Egypt’s Islamist lawmakers hurriedly approved a draft constitution Friday morning to pre-empt a judicial intervention Sunday that could decide the legitimacy of the constitutional assembly.
The lawmakers rushed through the proceedings, approving all the 234 articles of the constitution, voting one-by-one in a 19-hour session that concluded at the break of dawn Friday.
"We have finished working on Egypt's constitution," head of the assembly Hossam El-Gheriyani said in a live broadcast of the session. "We will call the president today (Friday) at a reasonable hour to inform him that the assembly has finished its task and the project of the constitution is completed."
President Mohammed Morsi is expected to ratify the document by Saturday which would be followed by a nationwide referendum to be held as soon as mid-December.
The approval of the draft constitution has escalated the conflict between the pro-Morsi and the opposition groups.

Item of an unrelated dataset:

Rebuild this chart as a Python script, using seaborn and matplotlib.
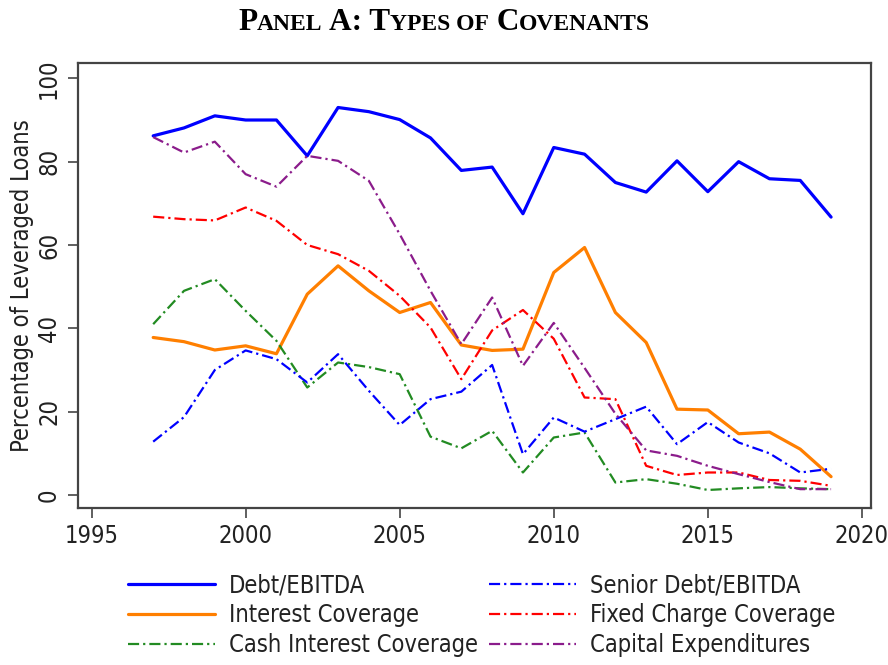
import matplotlib
matplotlib.use("Agg")
import matplotlib.pyplot as plt
import seaborn as sns
from matplotlib import font_manager

years = list(range(1997, 2020))

debt_ebitda = [86.2, 88.1, 91.0, 90.0, 90.0, 81.4, 93.0, 92.0, 90.1, 85.7, 77.9, 78.7,
               67.5, 83.4, 81.8, 75.0, 72.7, 80.2, 72.8, 80.0, 75.9, 75.5, 66.7]
interest_cov = [37.8, 36.8, 34.8, 35.8, 33.9, 48.2, 55.0, 49.0, 43.8, 46.2, 36.0, 34.7,
                35.0, 53.4, 59.4, 43.8, 36.6, 20.6, 20.4, 14.7, 15.1, 11.0, 4.4]
cash_interest_cov = [41.0, 49.0, 51.8, 44.2, 37.0, 25.8, 31.8, 30.7, 29.0, 14.0, 11.2, 15.4,
                     5.4, 13.8, 15.0, 3.0, 3.8, 2.7, 1.2, 1.6, 1.9, 1.6, 1.4]
senior_debt_ebitda = [12.8, 18.7, 30.0, 34.7, 32.6, 27.0, 33.8, 25.0, 16.8, 23.0, 24.8, 31.2,
                      9.8, 18.6, 15.2, 18.2, 21.2, 12.2, 17.5, 12.6, 10.0, 5.4, 6.3]
fixed_charge_cov = [66.8, 66.2, 65.9, 69.0, 65.8, 60.0, 57.8, 53.8, 47.8, 40.2, 27.8, 39.5,
                    44.4, 37.5, 23.4, 23.0, 7.0, 4.8, 5.4, 5.4, 3.6, 3.4, 2.2]
capex = [85.9, 82.2, 84.8, 77.0, 74.0, 81.4, 80.2, 75.4, 62.6, 49.0, 36.2, 47.4,
         31.0, 41.3, 30.5, 19.5, 10.7, 9.4, 7.0, 5.0, 3.1, 1.4, 1.4]

series = [
    ("Debt/EBITDA", debt_ebitda, "#0000ff", "-", 2.3),
    ("Interest Coverage", interest_cov, "#ff7f00", "-", 2.3),
    ("Cash Interest Coverage", cash_interest_cov, "#228b22", (0, (5, 1.8, 1, 1.8)), 1.6),
    ("Senior Debt/EBITDA", senior_debt_ebitda, "#0000ff", (0, (5, 1.8, 1, 1.8)), 1.6),
    ("Fixed Charge Coverage", fixed_charge_cov, "#ff0000", (0, (5, 1.8, 1, 1.8)), 1.6),
    ("Capital Expenditures", capex, "#8b1c8b", (0, (5, 1.8, 1, 1.8)), 1.6),
]

sns.set_theme(style="white")

# look for a narrow sans; otherwise use Liberation Sans a bit smaller
narrow = None
for f in font_manager.fontManager.ttflist:
    if "Narrow" in f.name or (f.stretch in ("condensed", "semi-condensed") and "Sans" in f.name
                              and "Mono" not in f.name and f.weight in (400, "normal")):
        narrow = f
        break
if narrow is not None:
    plt.rcParams["font.family"] = [narrow.name, "DejaVu Sans"]
    plt.rcParams["font.stretch"] = narrow.stretch
    fs = 17
else:
    plt.rcParams["font.family"] = ["Liberation Sans", "DejaVu Sans"]
    fs = 16

fig = plt.figure(figsize=(8.88, 6.65), dpi=100)
ax = fig.add_axes([0.0875, 0.2356, 0.8935, 0.6704])

for name, vals, color, ls, lw in series:
    sns.lineplot(x=years, y=vals, ax=ax, color=color, linestyle=ls, linewidth=lw, label=name)

ax.set_xlim(1994.55, 2020.3)
ax.set_ylim(-3.2, 103.8)
ax.set_xticks([1995, 2000, 2005, 2010, 2015, 2020])
ax.set_yticks([0, 20, 40, 60, 80, 100])
for s in ax.spines.values():
    s.set_color("#444444")
    s.set_linewidth(1.6)
ax.tick_params(axis="both", direction="out", length=7, width=1.2, color="#444444",
               labelsize=fs, labelcolor="#222222", bottom=True, left=True)
ax.tick_params(axis="y", pad=5)
ax.tick_params(axis="x", pad=4)
for lab in ax.get_yticklabels():
    lab.set_rotation(90)
    lab.set_va("center")
ax.set_xlabel("")
ax.set_ylabel("Percentage of Leveraged Loans", fontsize=fs, color="#222222")
ax.yaxis.set_label_coords(-0.055, 0.5)

ax.legend(loc="upper left", bbox_to_anchor=(0.052, -0.125), ncol=2, frameon=False,
          fontsize=fs, handlelength=62 / fs, handletextpad=0.6, columnspacing=0.5,
          labelspacing=0.25, borderaxespad=0, labelcolor="#222222")

# small caps title built from runs
big, small = 22.5, 17
runs = [("P", big), ("ANEL", small), (" A: T", big), ("YPES OF", small), (" C", big), ("OVENANTS", small)]
renderer = fig.canvas.get_renderer()
texts = []
x = 0.0
for s, size in runs:
    t = fig.text(x, 0.955, s, fontsize=size, fontweight="bold", family="Liberation Serif",
                 ha="left", va="baseline", color="black")
    w = t.get_window_extent(renderer).width / fig.bbox.width
    texts.append((t, x))
    x += w
start = 0.5 - x / 2
for t, xo in texts:
    t.set_x(start + xo)

fig.savefig("out.png", dpi=100)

The opposition, comprising liberal and Christian members of the assembly, says the new constitution would give undue power to the Islamist groups over the legislation and restricts women’s rights and other civil liberties.
Liberal and Christian members had withdrawn from the voting in protest against a decree by Morsi last week that gave dictatorial powers to the president, overriding the judiciary and the assembly.
Although Morsi claimed that the decree was applicable for a short-term till the constitution was approved, violent protests broke out in the country against the president and his Muslim Brotherhood supporters.
"It will end as soon as the people vote on a constitution," Morsi told state television while the constituent assembly was still voting on the draft. "There is no place for dictatorship," Reuters reported.
Though the assembly members backed by the Muslim Brotherhood welcomed the constitution and claimed that it represented all Egyptians and protected freedom of expression and civil liberties, the opposition members called for a “no vote” on the referendum.
"I am saddened to see this come out while Egypt is so divided," Egypt's top reform leader and Nobel Peace laureate Mohamed ElBaradei told Al-Nahar TV. He predicted that the document would not last long. "It will be part of political folklore and will go to the garbage bin of history," as reported by the ABC News.
"We fundamentally reject the referendum and constituent assembly because the assembly does not represent all sections of society," said Sayed el-Erian, 43, a member of the liberal Dostour (Constitution) Party, set up by ElBaradei.
The division in the assembly was evident as there were no Christian or liberal members voting for the constitution. The liberal opposition members allege that the Islamist groups had hijacked the process and some of the provisions in the new constitution were detrimental to civil liberties and women rights.
The constitution says that the essence of the law would be based on the “principles” of Shariah and the morals and ethics of the Egyptian families would be protected -- a provision which right groups say will be utilized to limit women’s rights.
The constitution also has provisions like “limiting a person’s presidential tenure to two terms” that would end the possibilities of dictatorships. Hosni Mubarak had ruled Egypt for two decades before being ousted by the Arab Spring.
The constitution, once approved by the people through a referendum, will cancel the controversial decree by the president and transfer all powers to a legislative body.